B. et J. Le Nail, qui prétendent pourtant donner la synthèse des travaux essentiels sur un auteur, passent sous silence l’unique thèse de Doctorat d’Etat soutenue sur cet auteur (celle de Françoise Morvan qui a rassemblé et publié la plupart des textes d’A. Robin (Fragments, Gallimard).
De même, dans le cas d’Anatole Le Braz, passent-ils sous silence la thèse de Dominique Besançon, qui a donné lieu à un essai publié aux éditions Terre de Brume.
3. Danielle Collobert
La notice consacrée à D. Collobert allègue que, s’étant mise à écrire de la poésie, elle partit vivre à Paris à l’âge de 18 ans (où elle vivait depuis sa prime enfance) ; que son premier livre, intitulé Chant des guerriers a été entièrement détruit (Chant des guerres vient d’être réédité) ; qu’elle a vécu au Tibet parmi les populations locales (si elle avait vécu au Tibet, ce qu’elle n’a jamais fait, parmi quelles populations aurait-elle pu vivre ? L’allusion aux populations locales révèle toute une mentalité… Enfin, les deux “romans” qui justifient la présence de D. Collobert dans ce Dictionnaire, sont des recueils de poèmes.
Cette notice, plus proche du ragot biographique que de l’analyse littéraire, donne bien le ton d’une entreprise qui vise en premier lieu à englober la moindre tentative, ou pseudo-tentative, romanesque dans la défense d’une littérature bretonne dont on ignore en quoi elle est bretonne.
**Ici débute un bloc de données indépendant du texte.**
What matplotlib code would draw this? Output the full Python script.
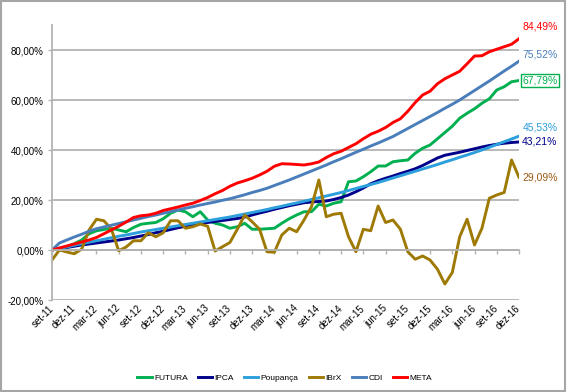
import matplotlib
matplotlib.use("Agg")
import matplotlib.pyplot as plt
from matplotlib.patches import Rectangle

plt.rcParams['font.family'] = ['Liberation Sans', 'DejaVu Sans']

# meses de set-11 a dez-16 (64 pontos), rótulos a cada 3 meses
tick_labels = ['set-11', 'dez-11', 'mar-12', 'jun-12', 'set-12', 'dez-12', 'mar-13', 'jun-13',
               'set-13', 'dez-13', 'mar-14', 'jun-14', 'set-14', 'dez-14', 'mar-15', 'jun-15',
               'set-15', 'dez-15', 'mar-16', 'jun-16', 'set-16', 'dez-16']

futura = [0, 0.7, 1.3, 2.5, 4.0, 6.5, 7.7, 8.2, 8.7, 8.0, 7.3, 9.0, 10.3, 10.7, 11.0, 12.5,
          14.7, 16.0, 15.3, 13.3, 15.3, 12.0, 10.7, 10.0, 8.7, 9.3, 10.7, 8.3, 8.3, 8.5, 8.7, 10.7,
          12.5, 14.0, 15.3, 15.3, 18.3, 17.6, 18.7, 19.3, 27.3, 27.6, 29.3, 31.3, 33.6, 33.6, 35.3, 35.7,
          36.0, 38.7, 40.7, 42.0, 44.5, 47.0, 49.5, 52.7, 54.7, 56.5, 58.7, 60.5, 64.0, 65.3, 67.3, 67.79]

ipca = [0, 0.5, 1.0, 1.5, 2.0, 2.4, 2.8, 3.2, 3.6, 4.0, 4.5, 5.0, 5.6, 6.2, 6.9, 7.5,
        8.2, 8.9, 9.5, 10.0, 10.6, 11.0, 11.4, 11.8, 12.2, 12.6, 13.2, 14.0, 14.8, 15.5, 16.3, 17.0,
        17.7, 18.3, 18.9, 19.2, 19.4, 19.6, 20.2, 21.0, 22.0, 23.3, 24.8, 26.5, 27.7, 28.7, 29.6, 30.6,
        31.5, 32.5, 33.8, 35.3, 36.8, 37.9, 38.5, 39.1, 39.8, 40.5, 41.2, 41.8, 42.3, 42.7, 43.0, 43.21]

poupanca = [0, 0.6, 1.2, 1.9, 2.5, 3.1, 3.7, 4.3, 4.9, 5.5, 6.0, 6.6, 7.2, 7.7, 8.2, 8.7,
            9.2, 9.7, 10.2, 10.7, 11.2, 11.7, 12.2, 12.7, 13.2, 13.8, 14.4, 15.0, 15.6, 16.2, 16.9, 17.5,
            18.2, 18.8, 19.5, 20.2, 20.9, 21.6, 22.3, 23.0, 23.8, 24.6, 25.4, 26.2, 27.0, 27.9, 28.8, 29.7,
            30.6, 31.5, 32.4, 33.3, 34.2, 35.2, 36.1, 37.1, 38.0, 39.0, 40.0, 41.1, 42.2, 43.3, 44.4, 45.53]

ibrx = [-4.0, 0.0, -0.8, -1.5, 0.3, 8.0, 12.3, 11.7, 8.4, -0.3, 1.2, 3.7, 3.7, 6.9, 5.3, 6.9,
        11.7, 11.7, 8.7, 9.3, 10.4, 9.5, -0.4, 1.3, 3.0, 8.3, 14.0, 11.3, 8.3, -0.7, -0.9, 6.0,
        8.7, 7.3, 12.0, 17.3, 28.0, 13.3, 14.3, 14.7, 5.3, -0.7, 8.3, 7.7, 17.6, 11.0, 12.0, 8.3,
        -0.7, -3.7, -2.4, -4.0, -7.7, -13.6, -9.0, 5.3, 12.3, 2.0, 8.7, 20.7, 22.0, 23.0, 36.0, 29.09]

cdi = [0, 2.8, 4.0, 5.2, 6.3, 7.5, 8.5, 9.2, 9.9, 10.6, 11.3, 12.0, 12.7, 13.4, 14.0, 14.7,
       15.4, 16.0, 16.7, 17.3, 18.0, 18.6, 19.2, 19.9, 20.5, 21.3, 22.1, 23.0, 23.8, 24.7, 25.8, 26.9,
       28.0, 29.2, 30.4, 31.6, 32.8, 34.0, 35.3, 36.5, 37.8, 39.1, 40.3, 41.6, 42.8, 44.1, 45.4, 47.0,
       48.6, 50.2, 51.8, 53.4, 55.0, 56.7, 58.3, 60.0, 61.9, 63.8, 65.7, 67.6, 69.6, 71.6, 73.5, 75.52]

meta = [0, 0.8, 1.6, 2.4, 3.2, 4.0, 5.0, 6.5, 8.0, 9.5, 11.2, 13.0, 13.7, 14.0, 14.7, 15.8,
        16.5, 17.2, 18.0, 18.7, 19.8, 21.0, 22.5, 23.8, 25.5, 26.8, 27.7, 28.7, 30.0, 31.5, 33.5, 34.5,
        34.4, 34.2, 34.0, 34.5, 35.2, 37.0, 38.5, 39.5, 41.0, 42.5, 44.5, 46.3, 47.5, 49.0, 51.0, 52.5,
        55.5, 59.0, 62.0, 63.5, 66.5, 68.5, 70.0, 71.5, 74.5, 77.6, 77.7, 79.3, 80.3, 81.3, 82.3, 84.49]

series = [
    ('FUTURA', futura, '#00b050', '#00b050'),
    ('IPCA', ipca, '#00008b', '#00008b'),
    ('Poupança', poupanca, '#2c9fdc', '#2c9fdc'),
    ('IBrX', ibrx, '#9e7a04', '#9c5a12'),
    ('CDI', cdi, '#4a7ebb', '#4a7ebb'),
    ('META', meta, '#ff0000', '#ff0000'),
]
label_dy = {'FUTURA': 0, 'IPCA': 0, 'Poupança': 6.5, 'IBrX': 0, 'CDI': 5, 'META': 9}

y_ticks = [-20, 0, 20, 40, 60, 80]
y_labels = ['-20,00%', '0,00%', '20,00%', '40,00%', '60,00%', '80,00%']

fig = plt.figure(figsize=(5.67, 3.92), dpi=100)
ax = fig.add_axes([52 / 567, 1 - 300 / 392, 467 / 567, 275 / 392])

grid_c = '#b3b3b3'
months = list(range(len(meta)))
for name, vals, color, lab_color in series:
    ax.plot(months, vals, color=color, lw=2.1, label=name)
    kw = {}
    if name == 'FUTURA':
        kw['bbox'] = dict(boxstyle='square,pad=0.15', fc='white', ec=color, lw=1)
    ax.annotate(f"{vals[-1]:.2f}%".replace('.', ','), xy=(months[-1], vals[-1]),
                xytext=(15, label_dy[name]), textcoords='offset points',
                ha='center', va='center', fontsize=7.5, color=lab_color, **kw)

ax.set_xlim(0, len(meta) - 1)
ax.set_ylim(-20, 90)
ax.set_yticks(y_ticks, y_labels)
ax.set_xticks(months[::3], tick_labels)

ax.grid(axis='y', color=grid_c, lw=1.3)
ax.set_axisbelow(True)
for s in ['top', 'right']:
    ax.spines[s].set_visible(False)
ax.spines['left'].set_color(grid_c)
ax.spines['left'].set_linewidth(1.3)
ax.spines['bottom'].set_position(('data', 0))
ax.spines['bottom'].set_color(grid_c)
ax.spines['bottom'].set_linewidth(1.3)
ax.tick_params(axis='y', length=3, color=grid_c, width=1, labelsize=7, pad=3)
ax.tick_params(axis='x', length=3, color=grid_c, width=1, labelsize=7, pad=38,
               labelrotation=45)
plt.setp(ax.get_xticklabels(), ha='right', va='center', rotation_mode='anchor')

fig.legend(loc='center', bbox_to_anchor=(0.502, 0.036), ncol=6, frameon=False,
           fontsize=6, handlelength=1.7, handletextpad=0.3, columnspacing=1.2)

fig.patches.append(Rectangle((0.001, 0.002), 0.996, 0.996, transform=fig.transFigure,
                             fill=False, ec='#a6a6a6', lw=1.5))

fig.savefig('out.png', dpi=100)
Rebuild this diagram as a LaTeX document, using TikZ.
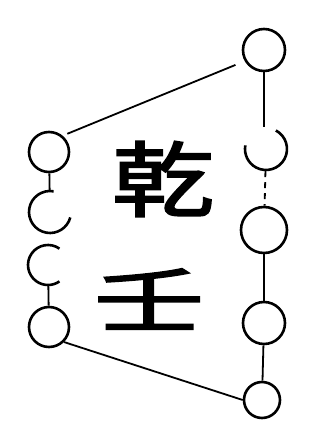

La perspective étroitement biographique et l’indigence de l’analyse inscrivent un tel travail dans la tradition de Sainte-Beuve qui était déjà dépassée au début du siècle. Enfin, les arrières-fonds idéologiques qui n’ont été ici qu’effleurés orientent un discours nationaliste qui amène les auteurs à des affirmations tendancieuses. Il semble donc grave qu’un tel volume soit distribué sur fonds publics dans les établissements scolaires.